Perhaps a more immediate way of addressing the cost of technology is
to rely on older, more proven means of delivering information. Radios,
for example, are already being used by many development organisations;
their cost (under $10) is a fraction of the investment (at least $800)
required for a telephone line. In Embalam and Veerapatinam, few people
actually ever sit at a computer; they receive much of their
information from loudspeakers on top of the Knowledge Centre, or from
a newsletter printed at the centre and delivered around the
village. Such old-fashioned methods of communication can be connected
to an internet hub located further upstream; these hybrid networks may
well represent the future of technology in the developing world.
But for now, it seems that the most cost-effective way of providing
information over the proverbial last mile is often decidedly
low-tech. On December 26th 2004, villagers in Veerapatinam had
occasion to marvel at the reliability of a truly old-fashioned source
of information. As the Asian=20 tsunami swept towards the south Indian
shoreline, over a thousand villagers were gathered safely inland
around the temple well.
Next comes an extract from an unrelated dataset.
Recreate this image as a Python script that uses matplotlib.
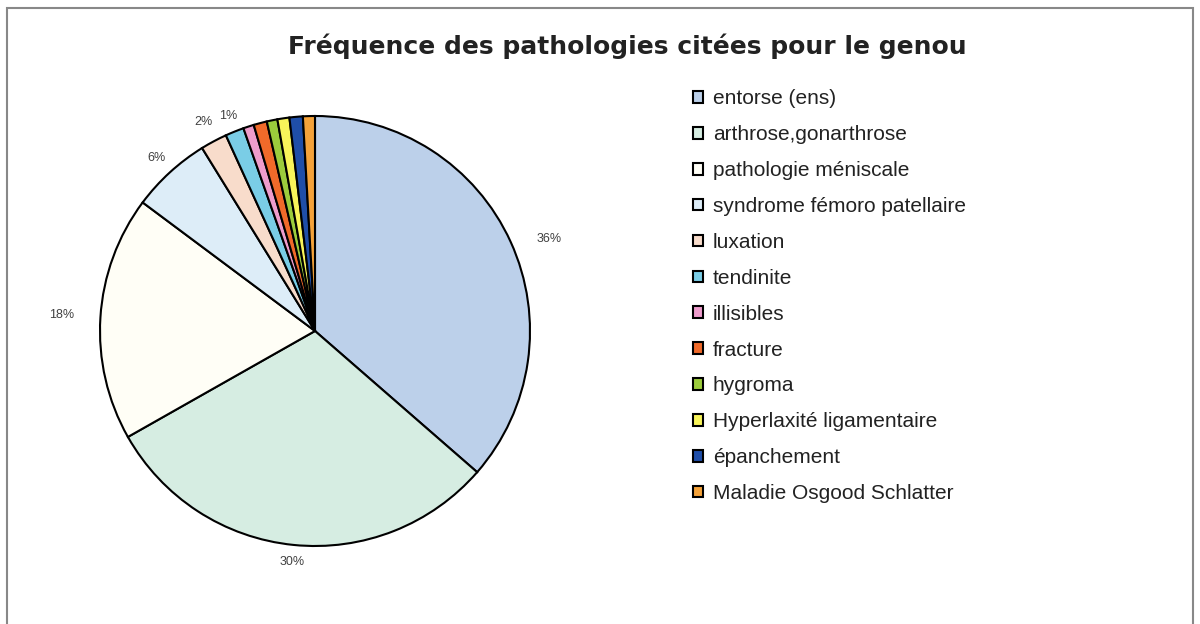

About an hour and a half before the tsunami,
the waters in the well had started bubbling and rising to the surface;
by the time the wave hit, a whirlpool had formed and the villagers had
left the beach to watch this strange phenomenon.
Nearby villages suffered heavy casualties, but in Veerapatinam only
one person died out of a total population of 6,200. The villagers
attribute their fortuitous escape to divine intervention, not
technology. Ravi, a well-dressed man standing outside the Knowledge
Centre, says the villagers received no warning over the speakers. We
owe everything to Her, he says, referring to the temple deity. I'm
telling you honestly, he says. The information came from Her.